Outreach worker Claudine Bohissou has known Honorine for two years. “She first came with her older sister, then I did not see her for a while... Some time after that, she was accused of thieving at home and ran here to escape being beaten up by her brothers. Now she comes here most days. But she never stays long because she has to sell bread.”

Ms. Bohissou has tried to convince Honorine to bring her mother to the centre.

''Whenever we can, we speak to the parents, guardians or bosses, and try to convince them of the advantages of a little education or training... But there are disappointments, too. Recently, one girl who had been coming regularly just disappeared from sight. I learnt that she had been sent back to a village for marriage. She was only 12.”

Realizing the importance of education

As Ms. Bohissou prepares for a beadwork class, an angry woman enters the centre. It is Honorine's mother, Jeanette Olègbèyè.

It is the first time Ms. Bohissou has met Honorine's mother, and, judging from Ms. Olègbèyè’s expression, she expects the girl will be marched back into the market with her tray of bread.

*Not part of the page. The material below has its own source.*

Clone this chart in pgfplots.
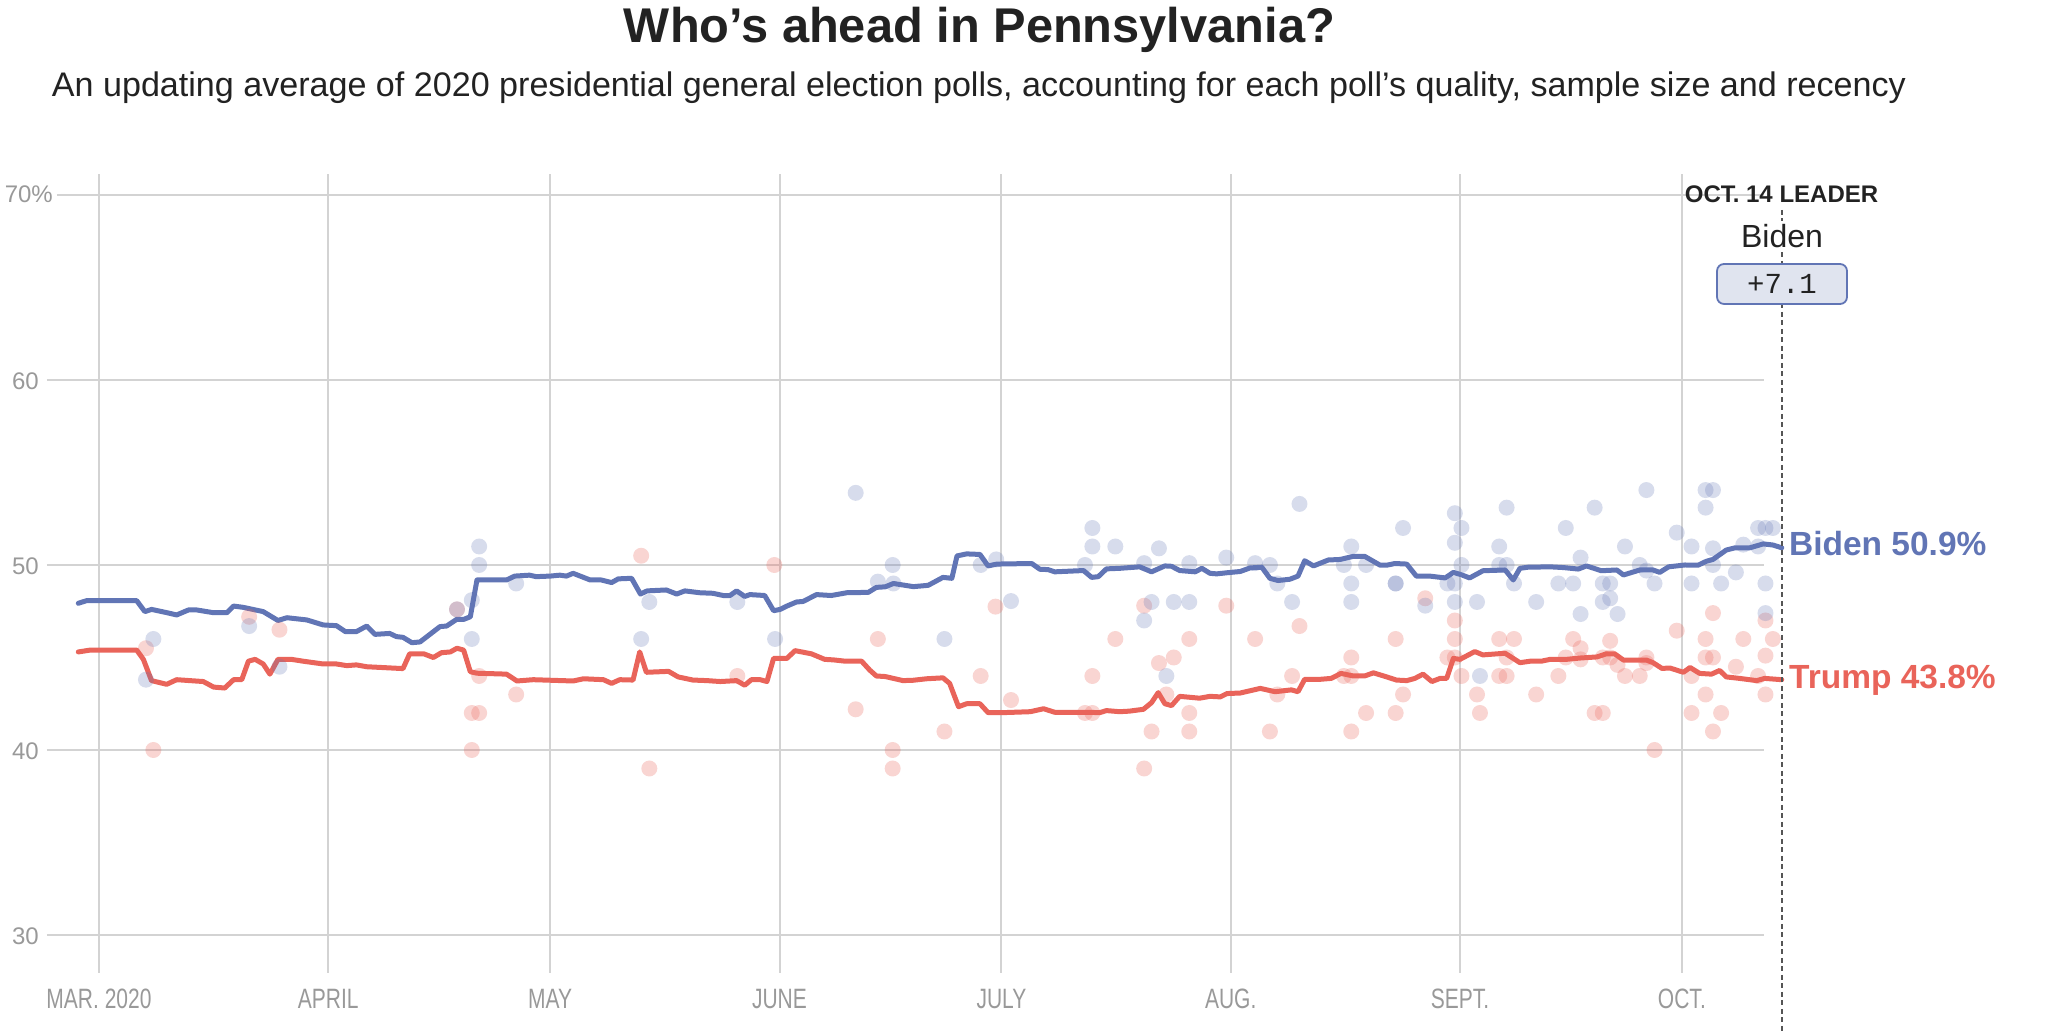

But Ms. Olègbèyè's anger dissolves when she is complimented on the beaded necklace and bracelet she is wearing. Honorine had made them for her at the centre.

She acknowledges, “Honorine's behaviour has greatly improved since she started coming here... She is much more careful with her money. She also now can write ‘1, 2, 3, 4, 5’ and even further... When I ask her where she learnt those things she says 'at that place I go to'. So I must admit it seems a good thing.”